Real business investment as a percentage of Gross Domestic Product (GDP) continues to rise, as does productivity in the agriculture sector, and unemployment is at record lows. The Dow Jones Industrial Average (DJIA), while lower than its peak of 26,616.71, is still well above 19,887, which was the last day of the previous administration. We are not here to debate which administration is good or bad, but rather to put things in perspective.
We are seeing larger daily swings in the market, but we also have a much bigger market. A 500-point swing in the DJIA at the bottom in 2008 would have meant a 7.58% change. The end of 2012, 3.82% and as of 4/6/2018, 2.09%. Remember also that the DJIA reflects the performance of only 30 stocks traded on the New York Stock Exchange. The S&P 500 might be a better index to follow since it is comprised of 505 stocks issued by 500 large-cap companies and covers about 80% of the equity market by capitalization. Most portfolios also contain mid-cap, small-cap, international and bond positions giving you diversification in different sectors. Diversification is designed to help reduce volatility over time. This simply means you may have some assets that are down while others are up.

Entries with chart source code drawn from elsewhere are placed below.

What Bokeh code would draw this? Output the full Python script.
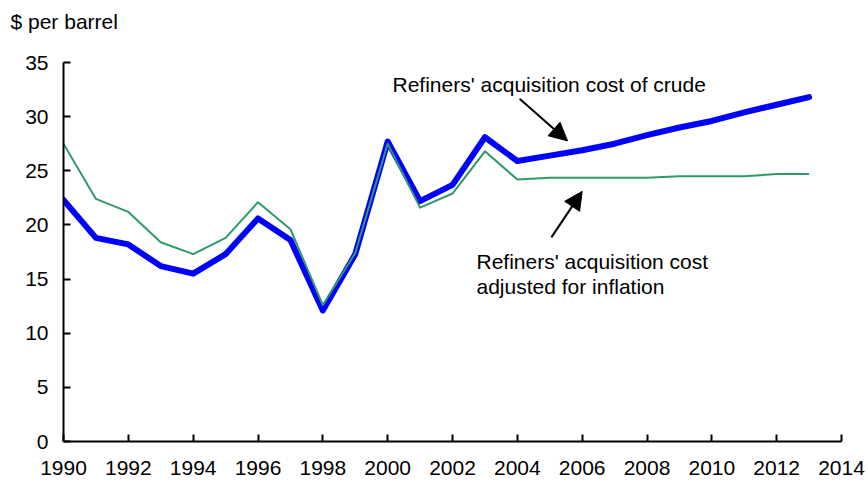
from bokeh.plotting import figure
from bokeh.models import Range1d, FixedTicker, Label, Arrow, NormalHead, ColumnDataSource, Title
from bokeh.embed import file_html
from bokeh.resources import INLINE

years = list(range(1990, 2014))
nominal = [22.3, 18.8, 18.2, 16.2, 15.5, 17.3, 20.6, 18.6, 12.1, 17.3, 27.7, 22.2,
           23.7, 28.1, 25.9, 26.4, 26.9, 27.5, 28.3, 29.0, 29.6, 30.4, 31.1, 31.8]
real = [27.5, 22.4, 21.2, 18.4, 17.3, 18.8, 22.1, 19.6, 12.6, 17.4, 27.5, 21.6,
        22.9, 26.8, 24.2, 24.35, 24.35, 24.35, 24.35, 24.5, 24.5, 24.5, 24.7, 24.7]
x_ticks = list(range(1990, 2015, 2))
y_ticks = list(range(0, 36, 5))
unit_label = "$ per barrel"
nominal_label = "Refiners' acquisition cost of crude"
real_label_lines = ["Refiners' acquisition cost", "adjusted for inflation"]

FONT = "Liberation Sans"
FS = "21px"

src = ColumnDataSource(dict(year=years, nominal=nominal, real=real))

p = figure(width=868, height=481, output_backend="svg", toolbar_location=None,
           x_range=Range1d(1990, 2014), y_range=Range1d(0, 35),
           min_border_left=63, min_border_top=62, min_border_right=27, min_border_bottom=40)
p.outline_line_color = None
p.xgrid.visible = False
p.ygrid.visible = False
p.background_fill_color = "white"
p.border_fill_color = "white"

for ax in (p.xaxis[0], p.yaxis[0]):
    ax.axis_line_width = 2
    ax.axis_line_color = "black"
    ax.major_tick_line_width = 2
    ax.major_tick_line_color = "black"
    ax.major_tick_in = 7
    ax.major_tick_out = 0
    ax.minor_tick_line_color = None
    ax.major_label_text_font = FONT
    ax.major_label_text_font_size = FS
    ax.major_label_text_color = "black"

p.xaxis.ticker = FixedTicker(ticks=x_ticks)
p.yaxis.ticker = FixedTicker(ticks=y_ticks)
p.xaxis.major_label_standoff = 19
p.yaxis.major_label_standoff = 15

p.line("year", "nominal", source=src, line_color="#0000ff", line_width=6,
       line_join="round", line_cap="round")
p.line("year", "real", source=src, line_color="#2e9a66", line_width=2, line_join="round")

# spacer (closest to the frame) then the unit label above it
p.add_layout(Title(text=" ", text_font_size="12px", standoff=14), "above")
p.add_layout(Title(text=unit_label, align="left", offset=-53, standoff=0,
                   text_font=FONT, text_font_size=FS, text_font_style="normal",
                   text_color="black"), "above")

p.add_layout(Label(x=2000.15, y=32.96, text=nominal_label, text_color="black",
                   text_font=FONT, text_font_size=FS, text_baseline="middle"))
p.add_layout(Label(x=2002.74, y=16.62, text=real_label_lines[0], text_color="black",
                   text_font=FONT, text_font_size=FS, text_baseline="middle"))
p.add_layout(Label(x=2002.74, y=14.35, text=real_label_lines[1], text_color="black",
                   text_font=FONT, text_font_size=FS, text_baseline="middle"))

p.add_layout(Arrow(end=NormalHead(size=18, fill_color="black", line_color="black"),
                   x_start=2004.07, y_start=31.66, x_end=2005.55, y_end=27.76,
                   line_width=2, line_color="black"))
p.add_layout(Arrow(end=NormalHead(size=18, fill_color="black", line_color="black"),
                   x_start=2005.05, y_start=18.85, x_end=2006.0, y_end=23.1,
                   line_width=2, line_color="black"))

open("out.html", "w").write(file_html(p, INLINE))
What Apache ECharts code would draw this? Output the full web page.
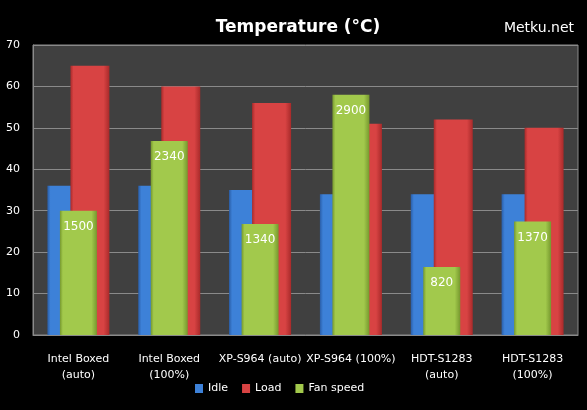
<!DOCTYPE html>
<html>
<head>
<meta charset="utf-8">
<script src="https://cdn.jsdelivr.net/npm/echarts@6/dist/echarts.min.js"></script>
<style>
html, body { margin: 0; padding: 0; background: #000; }
#chart { width: 587px; height: 410px; }
</style>
</head>
<body>
<div id="chart"></div>
<script>
var categories = ['Intel Boxed\n(auto)', 'Intel Boxed\n(100%)', 'XP-S964 (auto)', 'XP-S964 (100%)', 'HDT-S1283\n(auto)', 'HDT-S1283\n(100%)'];
var idle = [36, 36, 35, 34, 34, 34];
var load = [65, 60, 56, 51, 52, 50];
var fanSpeed = [1500, 2340, 1340, 2900, 820, 1370];
var tempTicks = [0, 70, 10];   // min, max, interval
var fanMax = 3500;

// bevel-ish gradient for the bars
function grad(dark, mid) {
    return new echarts.graphic.LinearGradient(0, 0, 1, 0, [
        { offset: 0, color: dark },
        { offset: 0.08, color: mid },
        { offset: 0.85, color: mid },
        { offset: 1, color: dark }
    ]);
}

var chart = echarts.init(document.getElementById('chart'));
var option = {
    backgroundColor: '#000',
    textStyle: { fontFamily: 'DejaVu Sans' },
    title: [{
        text: 'Temperature (°C)',
        left: 293, top: 14, textAlign: 'center',
        textStyle: { color: '#fff', fontSize: 17, fontWeight: 'bold', fontFamily: 'DejaVu Sans' }
    }, {
        text: 'Metku.net',
        left: 534, top: 16, textAlign: 'center',
        textStyle: { color: '#fff', fontSize: 14, fontWeight: 'normal', fontFamily: 'DejaVu Sans' }
    }],
    legend: {
        bottom: 11, left: 190,
        icon: 'rect',
        itemWidth: 8, itemHeight: 9, itemGap: 14,
        textStyle: { color: '#fff', fontSize: 11 },
        data: [
            { name: 'Idle', itemStyle: { color: '#3d81d8' } },
            { name: 'Load', itemStyle: { color: '#d84343' } },
            { name: 'Fan speed', itemStyle: { color: '#a2c94c' } }
        ]
    },
    grid: {
        left: 33, right: 9, top: 45, bottom: 75,
        show: true, backgroundColor: '#404040', borderColor: '#8a8a8a', borderWidth: 1
    },
    xAxis: [{
        type: 'category',
        data: categories,
        axisTick: { show: false },
        axisLine: { lineStyle: { color: '#8a8a8a' } },
        axisLabel: { color: '#fff', fontSize: 11, interval: 0, margin: 16, lineHeight: 16 }
    }, {
        type: 'category',
        data: categories,
        show: false
    }],
    yAxis: [{
        type: 'value',
        min: tempTicks[0], max: tempTicks[1], interval: tempTicks[2],
        axisLine: { show: true, lineStyle: { color: '#8a8a8a' } },
        axisLabel: { color: '#fff', fontSize: 11, margin: 13 },
        splitLine: { lineStyle: { color: '#8a8a8a' } }
    }, {
        type: 'value',
        min: 0, max: fanMax,
        show: false,
        splitLine: { show: false }
    }],
    series: [{
        name: 'Idle',
        type: 'bar',
        data: idle,
        barWidth: 39,
        barGap: '-41%',
        itemStyle: { color: grad('#2a5ea8', '#3d81d8') }
    }, {
        name: 'Load',
        type: 'bar',
        data: load,
        barWidth: 39,
        itemStyle: { color: grad('#a82a2a', '#d84343') }
    }, {
        name: 'Fan speed',
        type: 'bar',
        xAxisIndex: 1,
        yAxisIndex: 1,
        data: fanSpeed,
        barWidth: 37,
        itemStyle: { color: grad('#76982e', '#a2c94c') },
        label: {
            show: true,
            position: 'insideTop',
            distance: 10,
            color: '#fff',
            fontSize: 12
        }
    }]
};
chart.setOption(option);
</script>
</body>
</html>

We are living in a time of an avalanche of both data and pessimism, but actually are achieving great things. Our share of the world’s GDP is almost 25%, employment rates are rising for all education levels, oil production in our country is at an all-time high, as are our exports of crude oil, and electricity generation is near an all-time high while CO2emissions keep declining.

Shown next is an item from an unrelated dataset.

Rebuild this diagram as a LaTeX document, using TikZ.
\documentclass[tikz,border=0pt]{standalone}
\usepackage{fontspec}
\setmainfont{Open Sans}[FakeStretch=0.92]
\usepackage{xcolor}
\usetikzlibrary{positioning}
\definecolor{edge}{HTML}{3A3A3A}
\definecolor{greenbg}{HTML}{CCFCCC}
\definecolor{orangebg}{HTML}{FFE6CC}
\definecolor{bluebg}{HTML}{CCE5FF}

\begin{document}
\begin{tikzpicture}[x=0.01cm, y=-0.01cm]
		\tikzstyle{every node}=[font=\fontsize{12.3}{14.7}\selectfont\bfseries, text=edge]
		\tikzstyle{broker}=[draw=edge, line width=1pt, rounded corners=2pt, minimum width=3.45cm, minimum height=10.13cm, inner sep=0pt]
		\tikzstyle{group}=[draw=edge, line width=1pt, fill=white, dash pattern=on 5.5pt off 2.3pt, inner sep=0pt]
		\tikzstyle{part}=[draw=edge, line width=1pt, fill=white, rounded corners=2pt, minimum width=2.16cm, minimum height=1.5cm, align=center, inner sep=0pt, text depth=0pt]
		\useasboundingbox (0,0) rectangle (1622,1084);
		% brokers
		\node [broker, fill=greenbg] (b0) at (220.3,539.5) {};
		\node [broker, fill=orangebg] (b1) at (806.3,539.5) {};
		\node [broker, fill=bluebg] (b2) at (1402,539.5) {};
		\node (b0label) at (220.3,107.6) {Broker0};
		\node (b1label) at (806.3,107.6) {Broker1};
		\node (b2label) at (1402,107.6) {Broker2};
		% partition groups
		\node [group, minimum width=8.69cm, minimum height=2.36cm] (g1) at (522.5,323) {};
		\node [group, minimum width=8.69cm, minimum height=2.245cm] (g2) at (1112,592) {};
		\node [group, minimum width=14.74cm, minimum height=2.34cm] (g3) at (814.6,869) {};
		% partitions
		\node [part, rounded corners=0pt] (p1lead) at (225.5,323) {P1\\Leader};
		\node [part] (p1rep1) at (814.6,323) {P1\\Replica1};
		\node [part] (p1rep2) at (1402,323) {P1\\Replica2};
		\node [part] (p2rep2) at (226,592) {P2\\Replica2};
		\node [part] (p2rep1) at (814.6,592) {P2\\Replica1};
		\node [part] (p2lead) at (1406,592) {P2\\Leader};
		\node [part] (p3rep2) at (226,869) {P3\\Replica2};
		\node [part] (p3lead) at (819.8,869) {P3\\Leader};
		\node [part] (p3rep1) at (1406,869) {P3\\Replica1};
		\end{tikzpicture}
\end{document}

I present these facts because we often get caught up in the negatives we hear and that affects our investment decisions, particularly during periods of perceived high volatility. Volatility has been measured. In fact, a study was done by Kenneth Washer, Randy Jorgensen and Robert Johnson entitled “The Increasing Volatility of the Stock Market.” It examined the period between 1926 through 2014 and came to the conclusions that investors should focus on their long-term investment objectives and simply ignore the daily noise of the market. If you are worried, however, I would suggest sitting down with your financial advisor and discussing your concerns and portfolio allocations. Measure your level of potential risk with such tools as “Riskalyze,” which we use daily. Remember also, as I stated in a previous article, that focusing on your goals also puts things in perspective. Let’s clear away the clouds of despair and doubt and focus on the positives in the economy. I’m not saying things are perfect, but there are a lot of positive movements, and the American economy is one of the most resilient in the world. Perhaps a buying opportunity is in store.